Le 13 juin 2019, la Cour de justice de l’Union européenne précise les critères d’indépendance nécessaires à l’assujettissement à la taxe sur la valeur ajoutée. Un membre du conseil de surveillance d’une fondation percevait une rémunération annuelle fixe pour ses fonctions de contrôle stratégique et de conseil technique. L’administration fiscale estimait que cette activité, exercée de manière durable contre rémunération, justifiait l’imposition de l’intéressé au titre du système commun de taxe. Le Gerechtshof ’s-Hertogenbosch, cour d’appel de Bois-le-Duc, a sursis à statuer par une décision du 21 juin 2018 pour interroger la juridiction européenne. La question préjudicielle portait sur l’interprétation des articles 9 et 10 de la directive 2006/112/CE concernant la notion d’activité exercée de façon indépendante. La Cour écarte la qualification d’assujetti en soulignant l’absence de responsabilité individuelle et de risque économique propre pour le membre de cet organe. L’analyse de cette décision suppose d’examiner la reconnaissance du caractère économique de l’activité avant d’étudier le rejet motivé de la condition d’indépendance.
I. La qualification d’activité économique au sens de la directive TVA
A. L’existence d’une prestation de services à caractère permanent
La Cour confirme que l’activité de membre d’un organe de surveillance présente un caractère économique car elle est effectuée contre une rémunération réelle. Elle rappelle que « l’activité est considérée en elle-même, indépendamment de ses buts ou de ses résultats », confirmant ainsi une approche purement objective. Le versement d’une somme forfaitaire annuelle confère à l’opération le caractère onéreux indispensable pour entrer dans le champ d’application de la taxe. L’existence d’un mandat de quatre ans garantit également la permanence des recettes, même si le membre n’exerce qu’un seul mandat au sein d’une entité.

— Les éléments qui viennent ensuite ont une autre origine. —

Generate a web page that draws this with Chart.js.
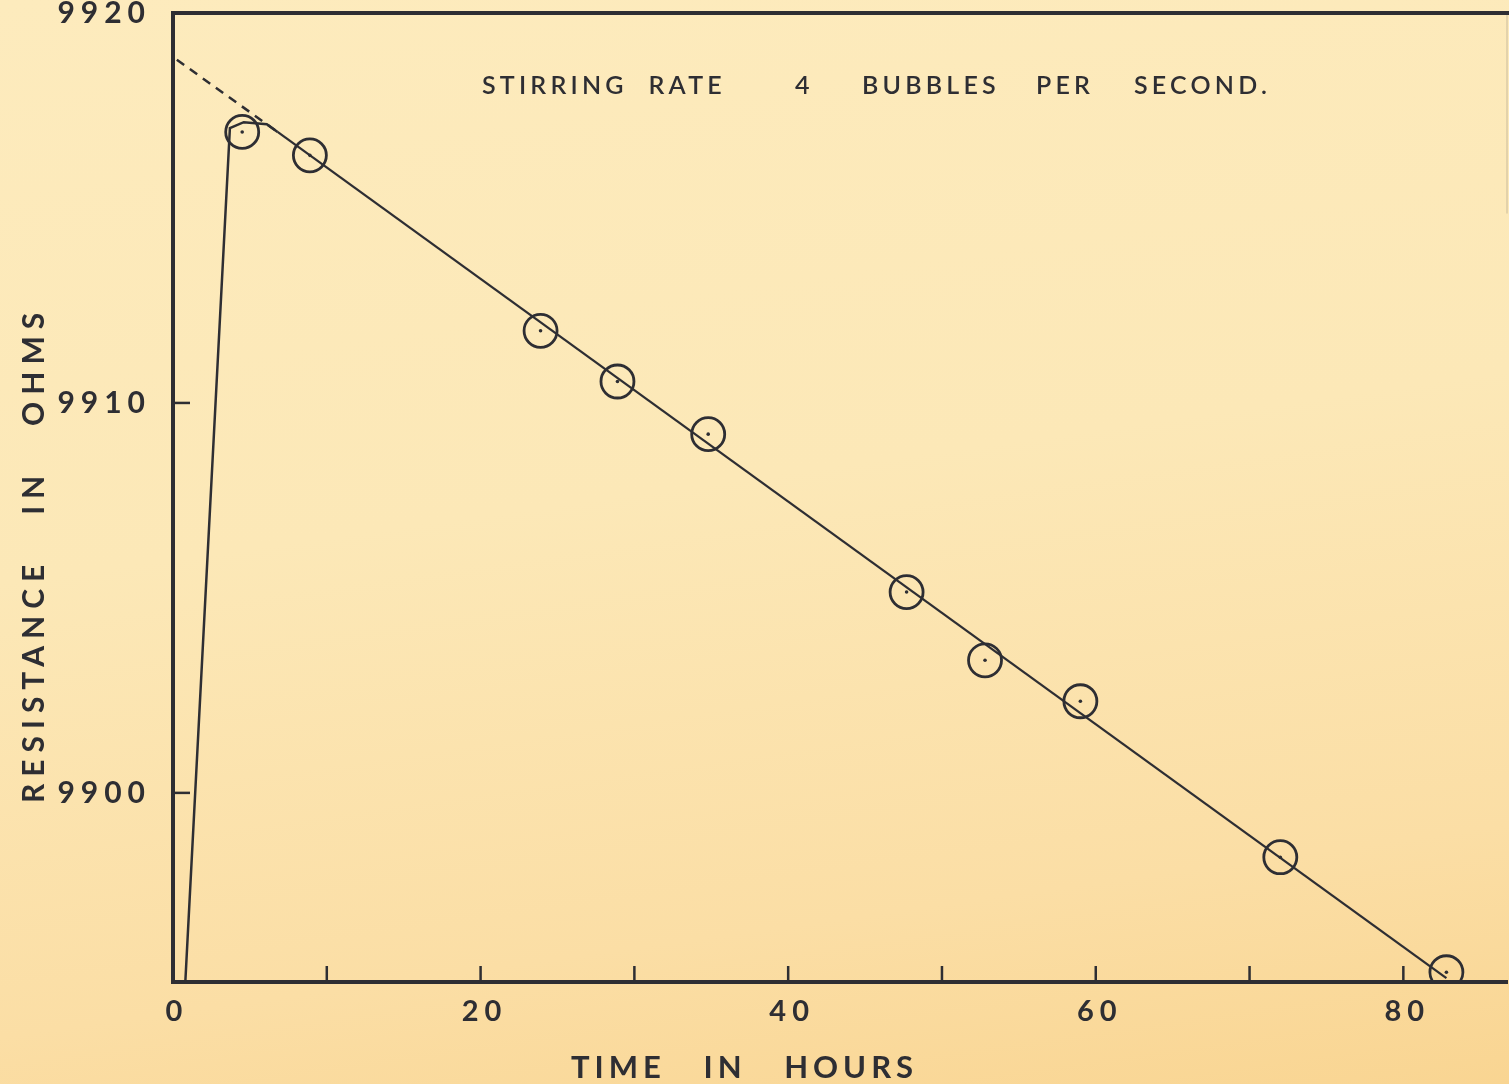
<!DOCTYPE html>
<html>
<head>
<meta charset="utf-8">
<script src="https://cdn.jsdelivr.net/npm/chart.js@4"></script>
<style>
  html, body { margin: 0; padding: 0; }
  body {
    width: 1509px; height: 1084px; overflow: hidden;
    background: linear-gradient(172deg, #fdebbd 0%, #fce8b7 45%, #fbdea5 80%, #f9d592 100%);
  }
  canvas { display: block; }
</style>
</head>
<body>
<canvas id="resistance" width="1509" height="1084"></canvas>
<script>
"use strict";

// measured points (hours, ohms)
var hours = [4.5, 8.9, 23.9, 28.9, 34.8, 47.7, 52.8, 59.0, 72.0, 82.8];
var ohms = [9916.95, 9916.35, 9911.85, 9910.55, 9909.2, 9905.15, 9903.4, 9902.35, 9898.35, 9895.4];

// initial rise, hand drawn into the straight line
var riseHours = [0.8, 3.7, 4.6, 6.1, 6.8];
var riseOhms = [9895.15, 9917.05, 9917.2, 9917.15, 9916.95];

// straight line through the points
var fitHours = [6.8, 82.8];
var fitOhms = [9916.95, 9895.25];

// dashed extrapolation back to zero time
var dashHours = [0.25, 6.8];
var dashOhms = [9918.8, 9916.95];

var xMin = 0, xMax = 86.74, xStep = 10, xLabelEvery = 20;
var yMin = 9895.15, yMax = 9920, yStep = 10;

var ink = '#2e2e33';
var fontName = 'Lato, "DejaVu Sans", sans-serif';

function pairs(xs, ys) {
    var out = [];
    for (var i = 0; i < xs.length; i++) {
        out.push({ x: xs[i], y: ys[i] });
    }
    return out;
}

function noPadding(scale) {
    scale.paddingTop = 0;
    scale.paddingBottom = 0;
    scale.paddingLeft = 0;
    scale.paddingRight = 0;
}

var spacingPlugin = {
    id: 'spacing',
    beforeUpdate: function (chart) {
        chart.ctx.letterSpacing = '6px';
    }
};

var framePlugin = {
    id: 'frame',
    afterDraw: function (chart) {
        var ctx = chart.ctx;
        var a = chart.chartArea;
        var xs = chart.scales.x, ys = chart.scales.y;
        ctx.save();
        ctx.strokeStyle = ink;
        ctx.lineCap = 'square';

        // top edge
        ctx.lineWidth = 4;
        ctx.beginPath();
        ctx.moveTo(a.left, a.top);
        ctx.lineTo(a.right + 5, a.top);
        ctx.stroke();

        // faint right edge
        ctx.lineWidth = 1;
        ctx.strokeStyle = 'rgba(60,60,70,0.25)';
        ctx.beginPath();
        ctx.moveTo(a.right, a.top);
        ctx.lineTo(a.right, a.top + 200);
        ctx.stroke();

        // inward tick marks
        ctx.strokeStyle = ink;
        ctx.lineWidth = 2.5;
        ctx.lineCap = 'butt';
        xs.ticks.forEach(function (t) {
            if (t.value <= xMin) return;
            var px = xs.getPixelForValue(t.value);
            ctx.beginPath();
            ctx.moveTo(px, a.bottom);
            ctx.lineTo(px, a.bottom - 16);
            ctx.stroke();
        });
        ys.ticks.forEach(function (t) {
            if (t.value >= yMax) return;
            var py = ys.getPixelForValue(t.value);
            ctx.beginPath();
            ctx.moveTo(a.left, py);
            ctx.lineTo(a.left + 17, py);
            ctx.stroke();
        });

        // texts
        ctx.fillStyle = ink;
        ctx.textBaseline = 'alphabetic';
        ctx.textAlign = 'left';

        ctx.font = 'bold 31px ' + fontName;
        ctx.letterSpacing = '5px';
        ctx.fillText('TIME   IN   HOURS', 571, 1078);

        ctx.font = '600 25px ' + fontName;
        ctx.letterSpacing = '4.2px';
        ctx.fillText('STIRRING  RATE', 482, 94);
        ctx.fillText('4', 795, 94);
        ctx.fillText('BUBBLES', 862, 94);
        ctx.fillText('PER', 1036, 94);
        ctx.fillText('SECOND.', 1134, 94);

        ctx.translate(44, 803);
        ctx.rotate(-Math.PI / 2);
        ctx.font = 'bold 30px ' + fontName;
        ctx.letterSpacing = '7px';
        ctx.fillText('RESISTANCE   IN   OHMS', 0, 0);
        ctx.restore();
    }
};

var ctx = document.getElementById('resistance');

var chart = new Chart(ctx, {
    type: 'scatter',
    data: {
        datasets: [
            {
                label: 'rise',
                data: pairs(riseHours, riseOhms),
                showLine: true,
                borderColor: ink,
                borderWidth: 2.5,
                pointRadius: 0,
                tension: 0,
                order: 3
            },
            {
                label: 'fit',
                data: pairs(fitHours, fitOhms),
                showLine: true,
                borderColor: ink,
                borderWidth: 2.3,
                pointRadius: 0,
                order: 3
            },
            {
                label: 'extrapolated',
                data: pairs(dashHours, dashOhms),
                showLine: true,
                borderColor: ink,
                borderWidth: 2.5,
                borderDash: [9, 7],
                pointRadius: 0,
                order: 3
            },
            {
                label: 'readings',
                data: pairs(hours, ohms),
                pointStyle: 'circle',
                pointRadius: 16.5,
                pointBorderWidth: 2.8,
                pointBorderColor: ink,
                pointBackgroundColor: 'rgba(0,0,0,0)',
                order: 1
            },
            {
                label: 'centres',
                data: pairs(hours, ohms),
                pointRadius: 1.8,
                pointBorderWidth: 0,
                pointBackgroundColor: ink,
                order: 2
            }
        ]
    },
    options: {
        responsive: false,
        animation: false,
        events: [],
        layout: { autoPadding: false, padding: { top: 13, right: 2, left: 0, bottom: 0 } },
        plugins: {
            legend: { display: false },
            tooltip: { enabled: false }
        },
        scales: {
            x: {
                type: 'linear',
                min: xMin,
                max: xMax,
                afterFit: function (scale) { scale.height = 102; noPadding(scale); },
                grid: { display: false, drawTicks: false },
                border: { display: true, color: ink, width: 4 },
                ticks: {
                    stepSize: xStep,
                    includeBounds: false,
                    autoSkip: false,
                    maxRotation: 0,
                    padding: 0,
                    labelOffset: 4,
                    color: ink,
                    font: { family: fontName, size: 29, weight: 'bold', lineHeight: '60px' },
                    callback: function (v) { return v % xLabelEvery === 0 ? String(v) : ''; }
                }
            },
            y: {
                type: 'linear',
                min: yMin,
                max: yMax,
                afterFit: function (scale) { scale.width = 173; noPadding(scale); },
                grid: { display: false, drawTicks: false },
                border: { display: true, color: ink, width: 4 },
                ticks: {
                    stepSize: yStep,
                    includeBounds: false,
                    padding: 22,
                    color: ink,
                    font: { family: fontName, size: 30, weight: 'bold', lineHeight: 0.85 },
                    callback: function (v) { return String(v); }
                }
            }
        }
    },
    plugins: [spacingPlugin, framePlugin]
});
</script>
</body>
</html>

B. L’absence d’exclusion automatique par le lien de subordination formel
Le litige présentait une ambiguïté puisque la rémunération était soumise à un prélèvement sur salaire selon une fiction légale prévue par le droit national. Toutefois, les juges européens relèvent que « les membres d’un tel conseil de surveillance ne sont pas liés par des instructions émanant de l’organe de direction ». Cette absence de lien de subordination hiérarchique classique exclut l’application de l’article 10 de la directive relatif aux salariés liés par un contrat. La fonction de tutelle exercée par le membre est jugée incompatible avec un rapport de subordination envers les organes qu’il est chargé de surveiller. La détermination de la qualité d’assujetti nécessite donc de vérifier si l’activité est exercée de façon indépendante au sens de l’article 9.
II. L’exigence d’indépendance conditionnée par l’assomption d’un risque économique
A. L’absence d’action sous une responsabilité individuelle propre
L’indépendance exige que la personne agisse en son nom et pour son propre compte, ce qui fait défaut en l’espèce selon les constatations effectuées. Le requérant n’agissait pas sous sa propre responsabilité car « les membres dudit conseil de surveillance ne sauraient exercer individuellement les pouvoirs conférés à ce conseil ». Le pouvoir de représentation appartient au collège et non à ses membres pris isolément, limitant ainsi leur exposition juridique personnelle envers les tiers. Cette absence de responsabilité individuelle constitue un obstacle majeur à la reconnaissance d’un exercice indépendant de l’activité économique par le membre du conseil.
B. L’inexistence d’un risque économique lié à la rémunération forfaitaire
Le critère décisif réside dans le fait que l’intéressé ne supporte aucun risque économique réel découlant de l’exercice quotidien de ses fonctions de contrôle. Sa rémunération est fixe et « ne dépend ni de sa participation aux réunions ni des heures de travail qu’il a réellement accomplies ». Contrairement à un entrepreneur classique, le membre n’exerce aucune influence significative sur ses recettes ou ses dépenses, rendant sa situation financière très stable. La Cour conclut que « n’exerce pas une activité économique de façon indépendante » une personne dont la rémunération ne varie pas selon les aléas. Cette solution renforce la distinction entre le prestataire de services autonome et l’agent dont le revenu est garanti par un cadre statutaire fixe.